Gjina Lucaj



Gjina Lucaj is a partner and business lawyer with Foley & Lardner LLP. Gjina practices general corporate and business law, with a focus on mergers and acquisitions and general corporate counseling. She is a member of the Transactional & Securities and Private Equity & Venture Capital Practices. She is also a member of the firm’s Automotive Industry Team.

Gjina has significant experience with domestic and international strategic and private equity transactions across numerous industries. These transactions include mergers, acquisitions, divestitures, financing, and public and private debt and equity offerings. Gjina also regularly provides clients with general corporate, restructuring and contract counseling.

Representative Experience

  • Represented Wynnchurch Capital in its acquisition of Owen Family of Companies, a leading specialty equipment platform providing critical infrastructure solutions.
  • Represented Wynnchurch Capital in its acquisition of Appvion, a specialty and high-performance coatings company.
  • Represented Meridian Health and its owners in closing a $2.5 billion deal, whereby, WellCare Health acquired the state-licensed HMO, pharmacy benefit manager, and third-party administrator serving over 1 million members
  • Represented America’s 1st Choice and its prior owners in the sale of their Florida and South Carolina-based HMOs to Anthem (financial terms confidential)
  • Represented Wynnchurch Capital on the sale of Henniges Automotive. Henniges was formed upon the acquisition of Metzler Automotive and GDX Automotive where Foley represented Wynnchurch Capital in these global acquisitions. After successfully integrating and building the companies over three years, Foley represented the company in negotiation and the sale of Henniges to Littlejohn & Co, a private equity fund
  • Represented a private equity fund in its purchase of the global operations of a supplier of noise vibration and harshness products, along with bolt-on acquisitions and ultimately its sale to a public company. Given the global reach of Wolverine, the transaction involved antitrust filings and clearances in multiple countries, including U.S. and EU. This acquisition required a complex equity and debt financing structure that was negotiated with several banks and other financing sources
  • Represented a large public company and retail seller of shoes and accessories in numerous acquisitions of privately held companies in the shoe industry with operations both domestically and internationally
  • Represented Wynnchurch Capital and its affiliate, USP Holdings, Inc. in the acquisition of United States Pipe and Foundry Company, LLC and Fast Fabricators LLC from Mueller Water Products, Inc. (NYSE: MWA), numerous bolt-on acquisitions, and ultimately, its sale to Forterra Pipe
  • Represented a private equity fund in its investment in a global manufacturer and marketer of removable, durable grade pavement marking tapes
  • Represented a multinational automotive supplier in the sale of its manufacturing operations in Mexico
  • Represented a Spanish automotive supplier in its purchases of multiple supplier businesses in Indiana and Kentucky
  • Represented ABC Group (a Canadian automotive supplier) in a cross-border joint venture (U.S. and Canada) with Inoac Group structured as membership interest purchase of 50 percent of U.S. company and stock purchase of 50 percent of Canadian company
  • Represented a private equity fund in its stock acquisition of a commercial vehicle parts supplier from its public company parent
  • Represented a large contractor in confidential negotiations concerning the creation of a joint venture, creating a team to pursue an expected $4 billion Department of Defense procurement.
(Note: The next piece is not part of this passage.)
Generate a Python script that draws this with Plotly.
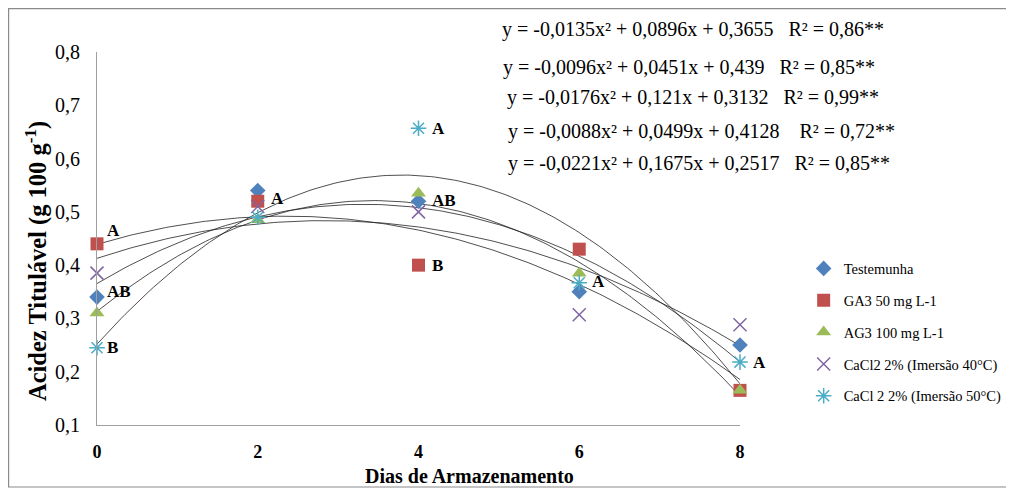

Foley negotiated the terms, advised the client, and have since dealt with the addition of a new team member, the sale of another team member, and the evolution of the planned procurement. The creation of the joint venture remains confidential for competitive reasons
  • Represented a privately held pharmacy in the sale of all of its assets to a larger chain pharmacy store


Gjina was selected for inclusion in the list of Michigan Super Lawyers – Rising Stars® (2015, 2016, and 2019). The Rising Stars® list represents the top 2.5 percent of lawyers under 40 years old in Michigan based upon a survey of one’s peers.  


Gjina received her law degree from Wayne State University Law School (cum laude, 2009), where she was elected to the Order of Coif and served as senior note & comment editor of the Wayne Law Review. She received her bachelor’s degree, with highest distinction, from the University of Michigan (summa cum laude, 2004).


Gjina is admitted to the State Bar of Michigan.